8. Common mistakes & smart alternatives
Early withdrawals solve short-term problems but can create long-term retirement gaps. Here are common mistakes and better options:
| Mistake | Why it hurts | Better alternative |
|---|---|---|
| Withdrawing 3a for non-approved spending | Usually not possible; risks bad planning | Use 3b savings for flexibility |
| Taking a full payout for home purchase | Big pension hit + lost compounding | Use partial payout + keep the rest invested |
| Ignoring taxes and timing | Higher tax bill than necessary | Stagger payouts (when allowed) |
| Using 3a to fund a risky business | Pension risk + business risk combined | Blend funding sources; keep core retirement intact |
If you’re worried about the “pension damage”, read: Pension Gap Switzerland
9. Checklist: documents & steps
Providers differ, but these documents are frequently requested for early withdrawals:
- ID / passport + residency documents
- Proof of the withdrawal reason (purchase contract, AHV self-employment confirmation, deregistration, etc.)
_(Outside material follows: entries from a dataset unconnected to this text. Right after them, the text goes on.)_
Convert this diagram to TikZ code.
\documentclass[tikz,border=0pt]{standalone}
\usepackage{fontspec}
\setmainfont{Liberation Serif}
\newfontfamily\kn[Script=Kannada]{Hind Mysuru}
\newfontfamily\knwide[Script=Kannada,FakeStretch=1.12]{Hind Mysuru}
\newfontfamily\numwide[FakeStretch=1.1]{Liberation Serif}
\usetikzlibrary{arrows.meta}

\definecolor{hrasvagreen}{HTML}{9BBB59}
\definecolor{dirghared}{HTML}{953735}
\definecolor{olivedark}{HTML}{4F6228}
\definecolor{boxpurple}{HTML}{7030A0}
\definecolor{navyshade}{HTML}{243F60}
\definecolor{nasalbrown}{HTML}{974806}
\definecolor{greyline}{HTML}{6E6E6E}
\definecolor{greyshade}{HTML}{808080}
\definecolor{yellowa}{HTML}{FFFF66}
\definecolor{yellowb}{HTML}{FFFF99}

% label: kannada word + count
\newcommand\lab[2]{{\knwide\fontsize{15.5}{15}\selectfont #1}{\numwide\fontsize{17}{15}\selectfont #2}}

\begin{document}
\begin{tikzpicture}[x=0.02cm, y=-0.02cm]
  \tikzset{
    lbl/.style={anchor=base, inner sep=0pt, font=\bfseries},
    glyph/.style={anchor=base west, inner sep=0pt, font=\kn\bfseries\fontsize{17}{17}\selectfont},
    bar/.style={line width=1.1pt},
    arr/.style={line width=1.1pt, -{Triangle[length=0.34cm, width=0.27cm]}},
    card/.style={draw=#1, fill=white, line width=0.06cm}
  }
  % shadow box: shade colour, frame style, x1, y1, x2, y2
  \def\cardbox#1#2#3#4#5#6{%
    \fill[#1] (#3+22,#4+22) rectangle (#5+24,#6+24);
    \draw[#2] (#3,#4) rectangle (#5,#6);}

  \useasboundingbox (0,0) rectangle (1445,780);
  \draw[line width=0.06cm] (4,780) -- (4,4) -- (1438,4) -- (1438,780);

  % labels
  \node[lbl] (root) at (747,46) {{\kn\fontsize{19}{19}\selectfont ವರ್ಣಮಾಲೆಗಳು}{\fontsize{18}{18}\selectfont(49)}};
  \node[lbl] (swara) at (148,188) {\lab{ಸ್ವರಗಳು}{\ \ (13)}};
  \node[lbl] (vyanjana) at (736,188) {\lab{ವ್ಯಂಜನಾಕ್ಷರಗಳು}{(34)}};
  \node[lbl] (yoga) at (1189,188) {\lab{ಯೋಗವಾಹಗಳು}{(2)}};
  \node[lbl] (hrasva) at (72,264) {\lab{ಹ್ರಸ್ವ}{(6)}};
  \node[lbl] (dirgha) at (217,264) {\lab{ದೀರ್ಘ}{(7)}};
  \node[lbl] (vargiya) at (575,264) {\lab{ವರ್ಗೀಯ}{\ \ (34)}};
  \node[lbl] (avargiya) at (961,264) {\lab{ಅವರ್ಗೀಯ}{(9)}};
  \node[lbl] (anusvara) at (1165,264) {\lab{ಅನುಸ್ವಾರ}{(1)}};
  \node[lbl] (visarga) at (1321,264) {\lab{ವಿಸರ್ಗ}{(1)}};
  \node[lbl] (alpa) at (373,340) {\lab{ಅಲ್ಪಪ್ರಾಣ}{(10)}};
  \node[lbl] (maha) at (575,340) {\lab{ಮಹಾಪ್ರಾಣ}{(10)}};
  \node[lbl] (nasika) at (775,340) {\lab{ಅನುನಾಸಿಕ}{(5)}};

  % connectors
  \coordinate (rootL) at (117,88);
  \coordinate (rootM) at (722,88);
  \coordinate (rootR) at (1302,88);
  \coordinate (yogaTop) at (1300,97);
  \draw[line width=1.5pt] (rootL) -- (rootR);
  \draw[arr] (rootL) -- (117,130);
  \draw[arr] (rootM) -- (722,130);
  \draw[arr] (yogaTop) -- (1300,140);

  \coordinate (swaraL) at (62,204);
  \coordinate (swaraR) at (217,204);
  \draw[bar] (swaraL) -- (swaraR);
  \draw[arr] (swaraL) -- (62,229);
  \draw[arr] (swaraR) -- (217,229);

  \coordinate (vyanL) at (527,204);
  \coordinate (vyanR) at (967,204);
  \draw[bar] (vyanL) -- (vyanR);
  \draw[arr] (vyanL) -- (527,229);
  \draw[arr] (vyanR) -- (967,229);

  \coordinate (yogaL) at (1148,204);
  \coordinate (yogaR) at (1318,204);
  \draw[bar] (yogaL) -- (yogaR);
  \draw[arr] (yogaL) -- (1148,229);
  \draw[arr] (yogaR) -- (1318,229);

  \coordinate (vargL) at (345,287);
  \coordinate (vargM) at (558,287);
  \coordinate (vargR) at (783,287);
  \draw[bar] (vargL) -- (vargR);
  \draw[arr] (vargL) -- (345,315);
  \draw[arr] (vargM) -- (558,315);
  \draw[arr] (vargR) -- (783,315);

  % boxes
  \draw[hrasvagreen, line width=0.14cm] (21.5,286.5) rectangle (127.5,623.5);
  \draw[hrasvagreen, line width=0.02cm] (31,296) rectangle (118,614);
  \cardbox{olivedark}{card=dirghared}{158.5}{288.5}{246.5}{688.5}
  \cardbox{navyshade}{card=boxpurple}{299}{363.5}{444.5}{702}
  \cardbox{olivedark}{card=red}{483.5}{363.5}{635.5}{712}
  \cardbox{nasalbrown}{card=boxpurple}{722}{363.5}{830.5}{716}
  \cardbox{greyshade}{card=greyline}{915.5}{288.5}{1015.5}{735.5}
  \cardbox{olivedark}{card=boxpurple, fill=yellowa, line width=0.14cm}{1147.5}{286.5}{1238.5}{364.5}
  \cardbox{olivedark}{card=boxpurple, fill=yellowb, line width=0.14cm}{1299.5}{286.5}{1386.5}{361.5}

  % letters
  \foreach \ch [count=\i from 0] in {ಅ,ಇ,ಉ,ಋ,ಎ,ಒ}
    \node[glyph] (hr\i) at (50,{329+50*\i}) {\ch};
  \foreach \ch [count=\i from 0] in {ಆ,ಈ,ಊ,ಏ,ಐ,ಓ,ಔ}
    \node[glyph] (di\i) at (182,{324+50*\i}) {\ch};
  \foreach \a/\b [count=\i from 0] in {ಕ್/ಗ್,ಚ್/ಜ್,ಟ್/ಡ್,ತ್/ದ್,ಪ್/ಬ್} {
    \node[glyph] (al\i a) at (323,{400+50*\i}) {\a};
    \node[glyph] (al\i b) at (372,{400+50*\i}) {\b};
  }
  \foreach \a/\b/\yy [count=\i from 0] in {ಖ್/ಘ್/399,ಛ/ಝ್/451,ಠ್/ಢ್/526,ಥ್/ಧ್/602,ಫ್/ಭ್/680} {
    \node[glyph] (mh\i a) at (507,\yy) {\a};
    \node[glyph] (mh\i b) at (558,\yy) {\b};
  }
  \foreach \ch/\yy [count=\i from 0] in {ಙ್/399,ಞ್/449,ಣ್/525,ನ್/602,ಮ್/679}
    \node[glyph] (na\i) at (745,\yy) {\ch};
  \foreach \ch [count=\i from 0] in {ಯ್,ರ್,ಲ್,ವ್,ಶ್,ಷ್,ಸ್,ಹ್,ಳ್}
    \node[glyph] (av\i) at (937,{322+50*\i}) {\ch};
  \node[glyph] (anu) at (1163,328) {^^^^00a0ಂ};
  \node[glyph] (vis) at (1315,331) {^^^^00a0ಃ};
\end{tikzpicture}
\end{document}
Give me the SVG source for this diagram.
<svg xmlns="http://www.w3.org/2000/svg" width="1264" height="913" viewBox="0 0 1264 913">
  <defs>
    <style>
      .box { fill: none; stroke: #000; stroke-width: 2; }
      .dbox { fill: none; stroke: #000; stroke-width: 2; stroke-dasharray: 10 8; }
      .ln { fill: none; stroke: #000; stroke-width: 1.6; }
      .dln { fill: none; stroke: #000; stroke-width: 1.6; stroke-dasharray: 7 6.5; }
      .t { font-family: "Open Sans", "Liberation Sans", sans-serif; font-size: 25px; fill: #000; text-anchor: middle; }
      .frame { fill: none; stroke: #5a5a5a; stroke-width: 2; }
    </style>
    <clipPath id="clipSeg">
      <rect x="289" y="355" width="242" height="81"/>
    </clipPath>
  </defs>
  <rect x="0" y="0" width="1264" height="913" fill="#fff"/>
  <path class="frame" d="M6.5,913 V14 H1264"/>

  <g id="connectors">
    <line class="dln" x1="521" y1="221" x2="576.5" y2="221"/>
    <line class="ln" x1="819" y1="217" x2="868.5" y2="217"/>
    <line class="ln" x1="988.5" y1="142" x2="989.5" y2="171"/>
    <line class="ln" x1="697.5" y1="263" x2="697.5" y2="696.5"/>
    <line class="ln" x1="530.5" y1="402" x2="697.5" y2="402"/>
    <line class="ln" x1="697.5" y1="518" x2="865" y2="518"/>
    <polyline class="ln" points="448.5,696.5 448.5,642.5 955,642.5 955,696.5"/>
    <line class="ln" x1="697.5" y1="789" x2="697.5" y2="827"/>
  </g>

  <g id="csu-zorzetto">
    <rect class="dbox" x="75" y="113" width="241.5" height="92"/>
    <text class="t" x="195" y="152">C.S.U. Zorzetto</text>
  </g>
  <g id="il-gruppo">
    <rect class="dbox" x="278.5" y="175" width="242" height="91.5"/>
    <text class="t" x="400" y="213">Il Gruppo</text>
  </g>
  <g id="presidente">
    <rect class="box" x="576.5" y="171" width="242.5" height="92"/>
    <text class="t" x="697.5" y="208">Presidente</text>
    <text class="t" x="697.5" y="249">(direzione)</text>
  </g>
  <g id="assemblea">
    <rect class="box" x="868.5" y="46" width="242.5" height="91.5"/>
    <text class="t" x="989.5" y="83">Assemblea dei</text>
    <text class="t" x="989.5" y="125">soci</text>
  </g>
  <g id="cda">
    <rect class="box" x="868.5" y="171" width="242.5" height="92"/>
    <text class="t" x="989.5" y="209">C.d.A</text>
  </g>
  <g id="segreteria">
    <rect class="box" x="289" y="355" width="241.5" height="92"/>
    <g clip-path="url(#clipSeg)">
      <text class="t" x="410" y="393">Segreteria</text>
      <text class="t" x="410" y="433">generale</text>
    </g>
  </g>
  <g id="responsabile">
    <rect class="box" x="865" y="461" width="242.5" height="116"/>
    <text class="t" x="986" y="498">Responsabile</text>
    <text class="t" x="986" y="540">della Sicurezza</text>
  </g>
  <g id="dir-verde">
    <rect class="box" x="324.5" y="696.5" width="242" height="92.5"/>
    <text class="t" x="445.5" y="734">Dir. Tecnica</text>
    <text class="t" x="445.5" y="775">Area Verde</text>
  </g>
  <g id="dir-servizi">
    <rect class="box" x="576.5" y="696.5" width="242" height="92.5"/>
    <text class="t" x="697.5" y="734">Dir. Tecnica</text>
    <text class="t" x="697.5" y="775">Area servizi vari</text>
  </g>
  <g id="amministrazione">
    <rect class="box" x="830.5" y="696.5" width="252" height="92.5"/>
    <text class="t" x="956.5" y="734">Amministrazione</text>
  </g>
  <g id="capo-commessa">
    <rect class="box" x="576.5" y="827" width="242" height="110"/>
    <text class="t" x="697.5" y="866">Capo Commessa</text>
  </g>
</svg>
- Bank details / beneficiary details (often restricted)
- Provider forms signed (sometimes spouse consent required)
Important: Don’t commit to a purchase/business plan based on 3a money until the provider confirms the payout path and timeline.
10. FAQ: Pillar 3a early withdrawal (Switzerland)
Can I withdraw Pillar 3a early whenever I want?
No. Pillar 3a is tied retirement savings. Early withdrawals are only possible for legally approved reasons such as home purchase (WEF), self-employment, leaving Switzerland, disability, and a few special cases.
Do I pay tax when I withdraw Pillar 3a early?
Yes. Payouts are generally taxed separately as a pension benefit. The amount and your canton influence the tax rate.
Is it better to withdraw 3a for a home or keep it invested?
It depends. Using 3a can reduce mortgage needs, but it also reduces retirement assets and future compounding. Many people prefer partial withdrawal and keeping the rest invested.
Can I reduce taxes by splitting 3a payouts?
Often yes. If you have multiple 3a accounts, staggered payouts across different tax years can reduce tax progression (depending on your canton and total pension payouts).